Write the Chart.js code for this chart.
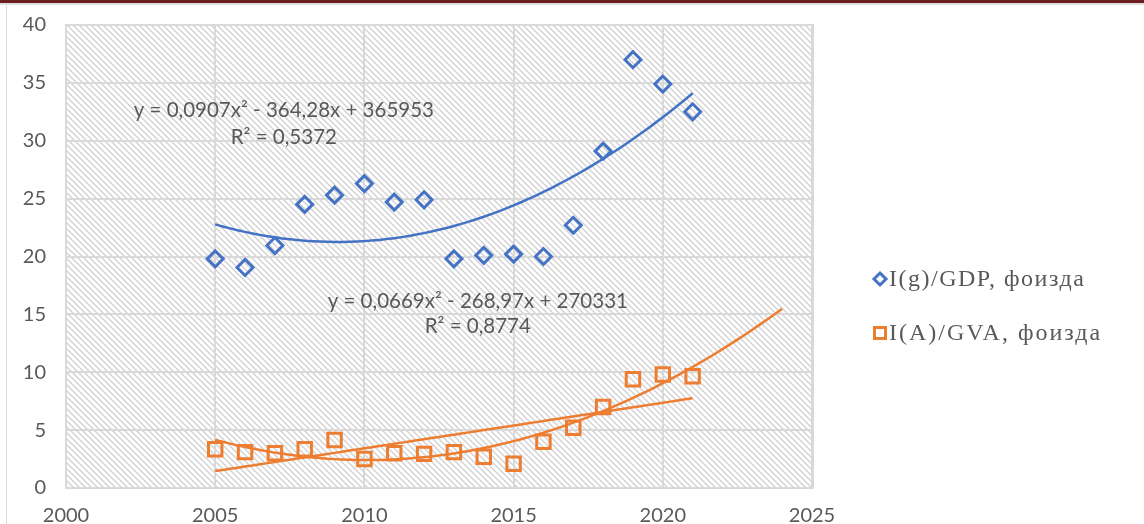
<!DOCTYPE html>
<html>
<head>
<meta charset="utf-8">
<script src="https://cdn.jsdelivr.net/npm/chart.js@4.4.1/dist/chart.umd.min.js"></script>
<style>
  html, body { margin: 0; padding: 0; background: #fff; }
  #wrap { position: relative; width: 1144px; height: 524px; overflow: hidden; }
  #topbar { position: absolute; left: 0; top: 0; width: 1144px; height: 3px; background: #6b1f22; border-bottom: 2px solid #dedede; }
  #leftline { position: absolute; left: 6px; top: 5px; width: 1px; height: 519px; background: #dcdcdc; }
  canvas { position: absolute; left: 0; top: 0; }
</style>
</head>
<body>
<div id="wrap">
  <div id="topbar"></div>
  <div id="leftline"></div>
  <canvas id="chart" width="1144" height="524"></canvas>
</div>
<script>
/* Данные */
const years = [2005, 2006, 2007, 2008, 2009, 2010, 2011, 2012, 2013, 2014, 2015, 2016, 2017, 2018, 2019, 2020, 2021];
const gdpShare = [19.8, 19.05, 20.95, 24.5, 25.3, 26.3, 24.7, 24.9, 19.8, 20.1, 20.2, 20.0, 22.7, 29.1, 37.0, 34.9, 32.5];
const gvaShare = [3.35, 3.1, 3.0, 3.35, 4.15, 2.5, 3.0, 2.95, 3.1, 2.7, 2.1, 4.0, 5.2, 7.0, 9.4, 9.8, 9.65];
const xTicks = [2000, 2005, 2010, 2015, 2020, 2025];
const yTicks = [0, 5, 10, 15, 20, 25, 30, 35, 40];
const seriesNames = ['I(g)/GDP, фоизда', 'I(A)/GVA, фоизда'];
const gdpEquation = ['y = 0,0907x² - 364,28x + 365953', 'R² = 0,5372'];
const gvaEquation = ['y = 0,0669x² - 268,97x + 270331', 'R² = 0,8774'];

const blue = '#4472c4';
const orange = '#ed7d31';

/* Тренд: метод наименьших квадратов (как в Excel) */
function polyFit(xs, ys, deg) {
    const n = deg + 1;
    const A = [];
    for (let i = 0; i < n; i++) {
        A.push(new Array(n + 1).fill(0));
    }
    xs.forEach((x0, k) => {
        const x = x0 - 2000;
        for (let i = 0; i < n; i++) {
            for (let j = 0; j < n; j++) A[i][j] += Math.pow(x, i + j);
            A[i][n] += ys[k] * Math.pow(x, i);
        }
    });
    for (let i = 0; i < n; i++) {
        let p = i;
        for (let r = i + 1; r < n; r++) if (Math.abs(A[r][i]) > Math.abs(A[p][i])) p = r;
        [A[i], A[p]] = [A[p], A[i]];
        for (let r = 0; r < n; r++) {
            if (r === i) continue;
            const f = A[r][i] / A[i][i];
            for (let c = i; c <= n; c++) A[r][c] -= f * A[i][c];
        }
    }
    const coef = A.map((row, i) => row[n] / row[i]);
    return x => coef.reduce((s, c, i) => s + c * Math.pow(x - 2000, i), 0);
}

function trendPoints(fn, from, to) {
    const pts = [];
    for (let x = from; x <= to + 1e-9; x += 0.25) pts.push({ x: x, y: fn(x) });
    return pts;
}

const gdpPoly = polyFit(years, gdpShare, 2);
const gvaPoly = polyFit(years, gvaShare, 2);
const gvaLin = polyFit(years, gvaShare, 1);

/* Штриховка фона области построения */
function hatchPattern(ctx) {
    const c = document.createElement('canvas');
    c.width = 6; c.height = 6;
    const p = c.getContext('2d');
    p.fillStyle = '#ffffff';
    p.fillRect(0, 0, 6, 6);
    p.strokeStyle = '#d2d2d2';
    p.lineWidth = 1.4;
    p.beginPath();
    p.moveTo(-1, -1); p.lineTo(7, 7);
    p.moveTo(-4, 2); p.lineTo(4, 10);
    p.moveTo(2, -4); p.lineTo(10, 4);
    p.stroke();
    return ctx.createPattern(c, 'repeat');
}

const hatchPlugin = {
    id: 'hatch',
    beforeDraw(chart) {
        const { ctx, chartArea: a } = chart;
        ctx.save();
        ctx.fillStyle = hatchPattern(ctx);
        ctx.fillRect(a.left, a.top, a.right - a.left, a.bottom - a.top);
        ctx.restore();
    }
};

const labelsPlugin = {
    id: 'labels',
    afterDraw(chart) {
        const { ctx, scales } = chart;
        ctx.save();
        ctx.fillStyle = '#595959';
        ctx.font = '20.5px Lato';
        ctx.textAlign = 'center';
        ctx.textBaseline = 'middle';
        const put = (lines, xv, yv1, yv2) => {
            ctx.fillText(lines[0], scales.x.getPixelForValue(xv), scales.y.getPixelForValue(yv1));
            ctx.fillText(lines[1], scales.x.getPixelForValue(xv), scales.y.getPixelForValue(yv2));
        };
        put(gdpEquation, 2007.3, 32.6, 30.3);
        put(gvaEquation, 2013.8, 16.1, 14.0);

        /* Легенда */
        ctx.font = '24px "Liberation Serif"';
        ctx.textAlign = 'left';
        ctx.fillStyle = '#595959';
        const items = [
            { name: seriesNames[0], color: blue, y: 279, diamond: true, sp: '1.5px' },
            { name: seriesNames[1], color: orange, y: 333, diamond: false, sp: '2px' }
        ];
        items.forEach(it => {
            ctx.strokeStyle = it.color;
            ctx.lineWidth = 3;
            ctx.beginPath();
            if (it.diamond) {
                ctx.moveTo(880, it.y - 6); ctx.lineTo(886, it.y);
                ctx.lineTo(880, it.y + 6); ctx.lineTo(874, it.y); ctx.closePath();
            } else {
                ctx.rect(874.5, it.y - 5.5, 11, 11);
            }
            ctx.stroke();
            ctx.letterSpacing = it.sp;
            ctx.fillText(it.name, 889, it.y + 1);
        });
        ctx.restore();
    }
};

new Chart(document.getElementById('chart'), {
    type: 'scatter',
    data: {
        datasets: [{
            label: seriesNames[0],
            data: years.map((x, i) => ({ x: x, y: gdpShare[i] })),
            pointStyle: 'rectRot',
            pointRadius: 8,
            borderColor: blue,
            backgroundColor: 'rgba(0,0,0,0)',
            pointBorderWidth: 3,
            order: 1
        }, {
            label: seriesNames[1],
            data: years.map((x, i) => ({ x: x, y: gvaShare[i] })),
            pointStyle: 'rect',
            pointRadius: 9.5,
            borderColor: orange,
            backgroundColor: 'rgba(0,0,0,0)',
            pointBorderWidth: 3,
            order: 1
        }, {
            label: 'trend gdp',
            type: 'line',
            data: trendPoints(gdpPoly, 2005, 2021),
            borderColor: blue,
            borderWidth: 2.5,
            pointRadius: 0,
            tension: 0,
            order: 2
        }, {
            label: 'trend gva poly',
            type: 'line',
            data: trendPoints(gvaPoly, 2005, 2024),
            borderColor: orange,
            borderWidth: 2.5,
            pointRadius: 0,
            tension: 0,
            order: 2
        }, {
            label: 'trend gva linear',
            type: 'line',
            data: trendPoints(gvaLin, 2005, 2021),
            borderColor: orange,
            borderWidth: 2.5,
            pointRadius: 0,
            tension: 0,
            order: 2
        }]
    },
    options: {
        responsive: false,
        animation: false,
        layout: { padding: { top: 25, right: 332, left: 0, bottom: 0 } },
        plugins: { legend: { display: false }, tooltip: { enabled: false } },
        scales: {
            x: {
                type: 'linear',
                min: 2000, max: 2025,
                afterBuildTicks: s => { s.ticks = xTicks.map(v => ({ value: v })); },
                afterFit: s => { s.height = 36; s.paddingLeft = 0; s.paddingRight = 0; },
                ticks: { color: '#595959', font: { family: 'Lato', size: 20 }, padding: 16, callback: v => String(v) },
                grid: { color: '#d9d9d9', lineWidth: 2, drawTicks: false },
                border: { color: '#d9d9d9', width: 2 }
            },
            y: {
                min: 0, max: 40,
                afterBuildTicks: s => { s.ticks = yTicks.map(v => ({ value: v })); },
                afterFit: s => { s.width = 66; s.paddingTop = 0; s.paddingBottom = 0; },
                ticks: { color: '#595959', font: { family: 'Lato', size: 20 }, padding: 20 },
                grid: { color: '#d9d9d9', lineWidth: 2, drawTicks: false },
                border: { color: '#d9d9d9', width: 2 }
            },
            y2: {
                position: 'right', min: 0, max: 40, display: true,
                ticks: { display: false }, grid: { display: false },
                border: { color: '#d9d9d9', width: 3 },
                afterFit: s => { s.width = 0; s.paddingTop = 0; s.paddingBottom = 0; }
            }
        }
    },
    plugins: [hatchPlugin, labelsPlugin]
});
</script>
</body>
</html>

EXERCISE
Check every line of the data above for the string "chart", and copy those that have it.

FULL OUTPUT
Write the Chart.js code for this chart.
<script src="https://cdn.jsdelivr.net/npm/chart.js@4.4.1/dist/chart.umd.min.js"></script>
  <canvas id="chart" width="1144" height="524"></canvas>
    beforeDraw(chart) {
        const { ctx, chartArea: a } = chart;
    afterDraw(chart) {
        const { ctx, scales } = chart;
new Chart(document.getElementById('chart'), {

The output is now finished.